--- BEGIN ---

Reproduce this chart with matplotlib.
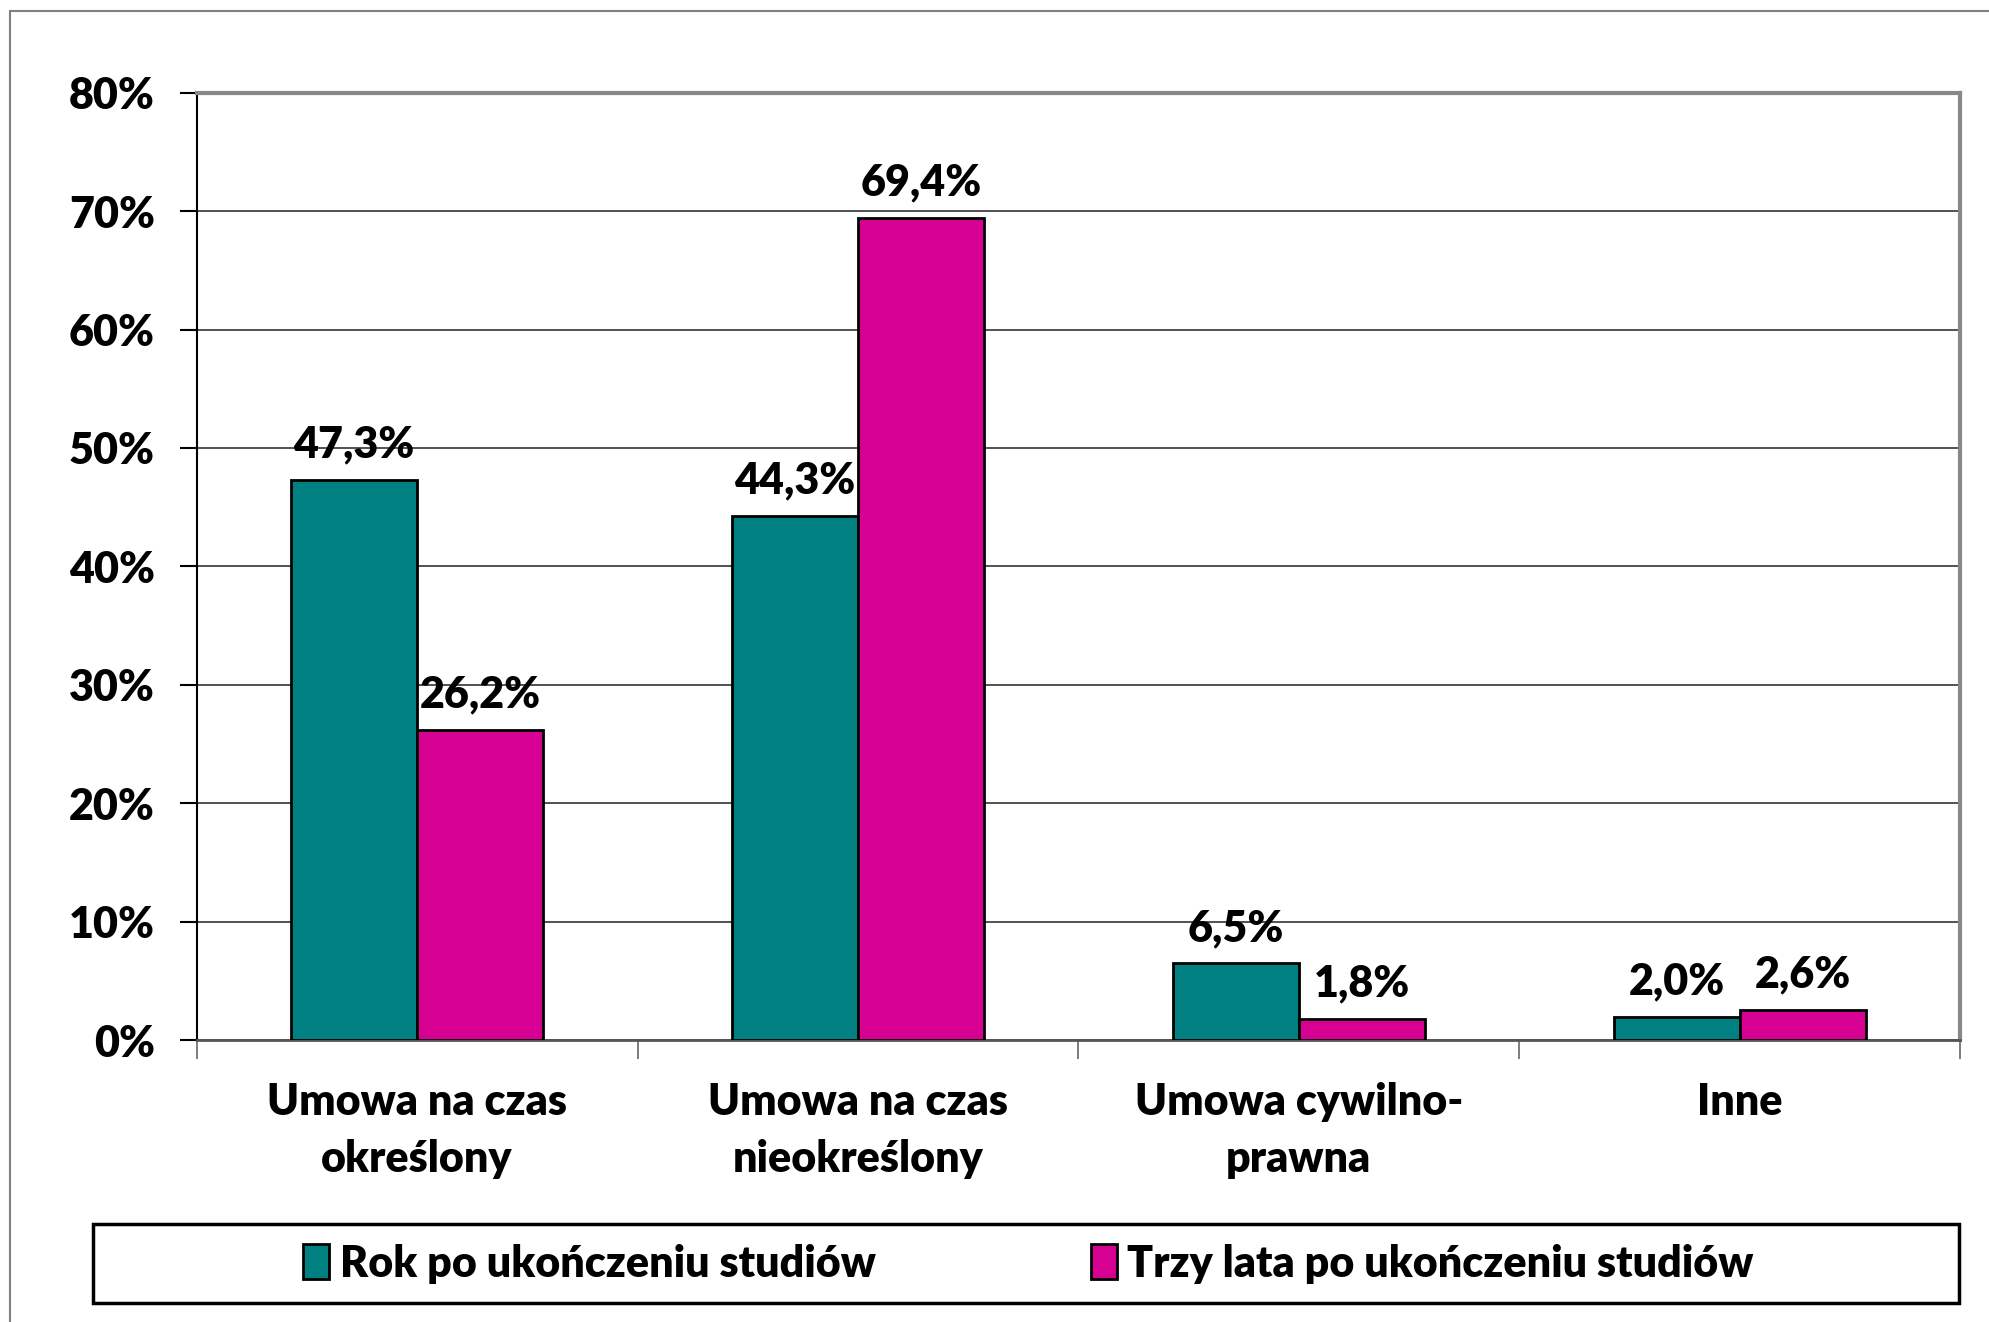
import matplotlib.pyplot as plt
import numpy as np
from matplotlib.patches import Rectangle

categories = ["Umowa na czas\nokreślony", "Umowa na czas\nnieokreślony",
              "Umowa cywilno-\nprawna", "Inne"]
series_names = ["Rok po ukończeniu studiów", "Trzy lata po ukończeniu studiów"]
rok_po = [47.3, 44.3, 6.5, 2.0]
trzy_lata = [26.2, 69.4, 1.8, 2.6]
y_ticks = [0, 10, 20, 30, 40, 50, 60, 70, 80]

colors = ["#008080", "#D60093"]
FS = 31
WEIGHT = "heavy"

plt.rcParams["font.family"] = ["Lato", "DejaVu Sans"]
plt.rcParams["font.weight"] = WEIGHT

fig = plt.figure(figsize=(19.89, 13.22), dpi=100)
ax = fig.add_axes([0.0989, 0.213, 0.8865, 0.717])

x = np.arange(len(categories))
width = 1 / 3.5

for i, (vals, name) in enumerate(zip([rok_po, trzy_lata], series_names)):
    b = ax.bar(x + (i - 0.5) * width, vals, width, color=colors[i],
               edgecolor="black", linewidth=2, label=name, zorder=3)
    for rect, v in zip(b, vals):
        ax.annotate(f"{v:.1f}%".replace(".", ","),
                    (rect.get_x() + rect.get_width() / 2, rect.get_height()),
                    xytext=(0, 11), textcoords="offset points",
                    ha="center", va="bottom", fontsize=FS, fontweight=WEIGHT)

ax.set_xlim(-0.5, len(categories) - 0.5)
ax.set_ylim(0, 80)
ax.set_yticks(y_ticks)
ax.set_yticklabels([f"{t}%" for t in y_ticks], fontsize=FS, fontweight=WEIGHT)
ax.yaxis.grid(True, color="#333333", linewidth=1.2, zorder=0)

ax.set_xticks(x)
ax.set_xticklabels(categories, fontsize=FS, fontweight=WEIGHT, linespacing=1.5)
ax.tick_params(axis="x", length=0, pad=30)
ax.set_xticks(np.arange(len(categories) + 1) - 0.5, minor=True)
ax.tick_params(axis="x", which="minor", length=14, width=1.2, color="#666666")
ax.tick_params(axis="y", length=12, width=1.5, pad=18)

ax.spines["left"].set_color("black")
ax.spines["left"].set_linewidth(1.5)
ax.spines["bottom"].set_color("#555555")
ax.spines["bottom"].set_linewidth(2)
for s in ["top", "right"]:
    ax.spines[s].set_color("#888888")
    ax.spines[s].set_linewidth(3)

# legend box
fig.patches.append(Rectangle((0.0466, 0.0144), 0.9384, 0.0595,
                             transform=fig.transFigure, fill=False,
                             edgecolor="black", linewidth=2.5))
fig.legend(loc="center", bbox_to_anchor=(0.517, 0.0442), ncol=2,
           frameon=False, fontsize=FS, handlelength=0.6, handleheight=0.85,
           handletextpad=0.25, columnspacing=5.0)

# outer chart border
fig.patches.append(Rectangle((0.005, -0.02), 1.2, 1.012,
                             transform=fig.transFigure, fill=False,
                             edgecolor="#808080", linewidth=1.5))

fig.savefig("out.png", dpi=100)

--- END ---

Up to and including the line containing "width = 1 / 3.5", repeat every line from the start of the data, but none of the pictures.

Reproduce this chart with matplotlib.
import matplotlib.pyplot as plt
import numpy as np
from matplotlib.patches import Rectangle

categories = ["Umowa na czas\nokreślony", "Umowa na czas\nnieokreślony",
              "Umowa cywilno-\nprawna", "Inne"]
series_names = ["Rok po ukończeniu studiów", "Trzy lata po ukończeniu studiów"]
rok_po = [47.3, 44.3, 6.5, 2.0]
trzy_lata = [26.2, 69.4, 1.8, 2.6]
y_ticks = [0, 10, 20, 30, 40, 50, 60, 70, 80]

colors = ["#008080", "#D60093"]
FS = 31
WEIGHT = "heavy"

plt.rcParams["font.family"] = ["Lato", "DejaVu Sans"]
plt.rcParams["font.weight"] = WEIGHT

fig = plt.figure(figsize=(19.89, 13.22), dpi=100)
ax = fig.add_axes([0.0989, 0.213, 0.8865, 0.717])

x = np.arange(len(categories))
width = 1 / 3.5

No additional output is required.